In 2018 Rule and Walsh described a new subspecies, Eucalyptus conspicua subsp. dispar.

E. conspicua subsp. conspicua
Occurs around lowlying areas from the Latrobe Valley in Victoria east to Timbillica and Sidling Swamp in New South Wales. A well-developed spreading tree further characterized by its stronger development towards a crown of petiolate alternate lanceolate-falcate adult leaves although with some opposite sessile and petiolate ovate leaves always present as well. Umbels have 7 shortly pedicellate buds.

E. conspicua subsp. dispar
Endemic to Victoria where sporadically distributed from Seaton near Heyfield east to the country north of Bruthen towards Buchan, on hills and ridges with impoverished soils derived from sedimentary rock. It differs from typical subsp. conspicua in having buds 3(7) per umbel, crown mostly of juvenile and intermediate leaves and spindly growth habit on fooothill sites rather than the lowland sites favoured by the more robust 7-budded trees of  subsp. conspicua. E. conspicua subsp. dispar is sometimes mistaken for E. cinerea but differs in the much coarser crown leaves and variable buds numbers. In Victoria E. cinerea only occurs around Beechworth.

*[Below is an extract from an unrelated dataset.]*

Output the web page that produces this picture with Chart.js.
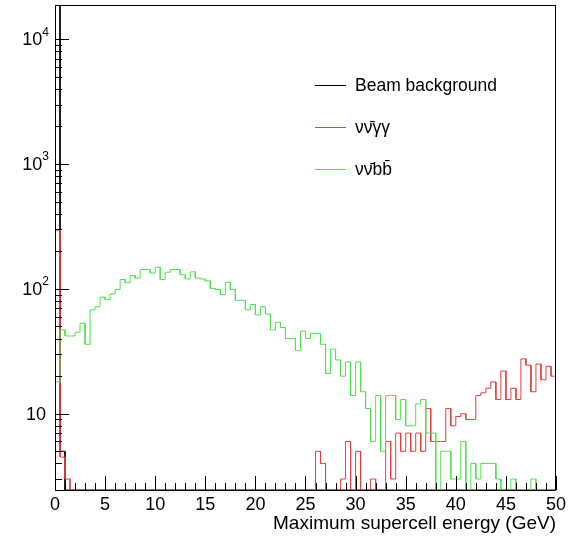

E. conspicua is sometimes an associate of the distantly related E. ignorabilis, which has finely fibrous rough-bark, but has non-glaucous oblong-lanceolate juvenile leaves opposite for only a few nodes and a crown of green to grey-green adult leaves.

Origin of Name

Eucalyptus conspicua: Latin conspicuus, conspicuous, referring to the contrasting, overall glaucous colour of the crown.

subsp. dispar: Latin dispar meaning different, refererring to the habit and habitat and crown differences between this and the typical form.